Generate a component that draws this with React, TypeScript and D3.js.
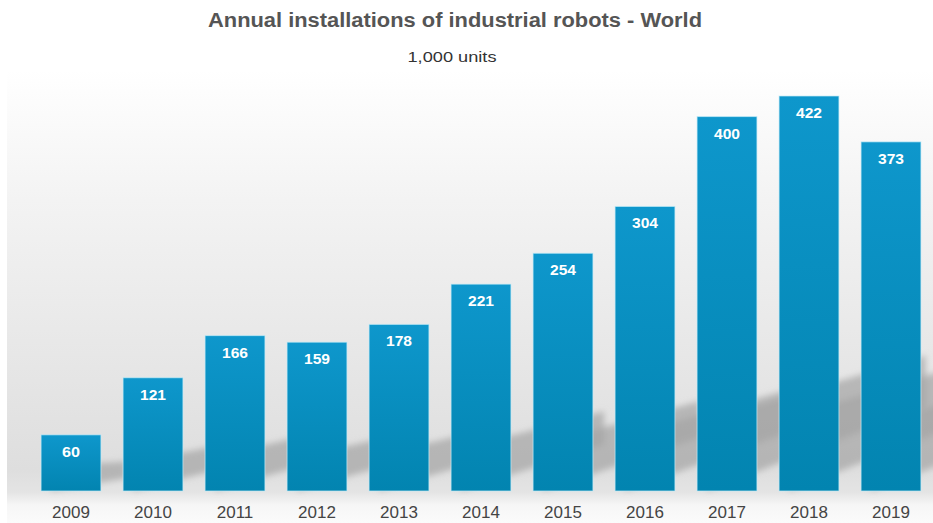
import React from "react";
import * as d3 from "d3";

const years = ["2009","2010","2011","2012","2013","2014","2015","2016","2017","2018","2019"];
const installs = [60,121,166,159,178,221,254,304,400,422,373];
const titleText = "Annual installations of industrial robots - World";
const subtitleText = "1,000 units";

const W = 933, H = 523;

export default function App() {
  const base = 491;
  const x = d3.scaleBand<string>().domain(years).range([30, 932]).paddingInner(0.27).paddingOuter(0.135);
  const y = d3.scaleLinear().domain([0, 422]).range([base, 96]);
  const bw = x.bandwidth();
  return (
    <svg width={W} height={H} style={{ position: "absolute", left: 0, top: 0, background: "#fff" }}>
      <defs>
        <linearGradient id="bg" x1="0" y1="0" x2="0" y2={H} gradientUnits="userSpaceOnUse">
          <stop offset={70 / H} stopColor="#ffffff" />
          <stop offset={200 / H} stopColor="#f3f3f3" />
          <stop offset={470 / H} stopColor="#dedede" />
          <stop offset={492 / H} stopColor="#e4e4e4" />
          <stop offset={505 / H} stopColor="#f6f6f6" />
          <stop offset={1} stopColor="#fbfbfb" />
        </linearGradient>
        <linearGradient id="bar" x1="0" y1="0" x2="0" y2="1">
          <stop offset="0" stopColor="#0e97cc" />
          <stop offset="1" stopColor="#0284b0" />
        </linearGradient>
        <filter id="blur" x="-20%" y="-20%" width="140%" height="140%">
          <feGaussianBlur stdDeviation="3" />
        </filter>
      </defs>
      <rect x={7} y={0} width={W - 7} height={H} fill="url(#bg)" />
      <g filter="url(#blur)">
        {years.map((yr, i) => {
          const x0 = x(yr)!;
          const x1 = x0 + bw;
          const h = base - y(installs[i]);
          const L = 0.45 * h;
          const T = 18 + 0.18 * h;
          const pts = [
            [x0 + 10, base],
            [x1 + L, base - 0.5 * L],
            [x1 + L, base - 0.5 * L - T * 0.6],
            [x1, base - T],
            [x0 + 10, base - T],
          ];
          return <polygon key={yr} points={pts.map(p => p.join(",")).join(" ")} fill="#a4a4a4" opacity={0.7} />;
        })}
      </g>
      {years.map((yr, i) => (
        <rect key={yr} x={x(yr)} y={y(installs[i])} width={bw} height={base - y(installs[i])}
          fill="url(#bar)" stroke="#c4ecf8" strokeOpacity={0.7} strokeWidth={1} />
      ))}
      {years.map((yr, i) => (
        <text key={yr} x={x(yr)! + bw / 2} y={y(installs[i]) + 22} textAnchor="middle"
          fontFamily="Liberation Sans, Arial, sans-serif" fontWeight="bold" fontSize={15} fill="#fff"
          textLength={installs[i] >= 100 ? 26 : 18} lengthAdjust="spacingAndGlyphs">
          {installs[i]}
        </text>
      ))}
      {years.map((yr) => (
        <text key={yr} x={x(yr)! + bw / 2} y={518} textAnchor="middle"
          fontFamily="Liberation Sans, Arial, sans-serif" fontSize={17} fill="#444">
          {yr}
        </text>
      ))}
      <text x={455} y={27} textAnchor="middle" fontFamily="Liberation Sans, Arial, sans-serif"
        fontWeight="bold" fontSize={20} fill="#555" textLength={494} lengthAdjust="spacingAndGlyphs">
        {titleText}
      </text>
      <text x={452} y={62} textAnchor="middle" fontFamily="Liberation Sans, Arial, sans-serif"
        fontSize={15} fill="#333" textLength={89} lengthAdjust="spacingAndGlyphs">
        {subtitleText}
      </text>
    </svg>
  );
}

- TASK PROMPT -
Extract, from the listing above, every line where the string "React" occurs.

- IN RESPONSE -
Generate a component that draws this with React, TypeScript and D3.js.
import React from "react";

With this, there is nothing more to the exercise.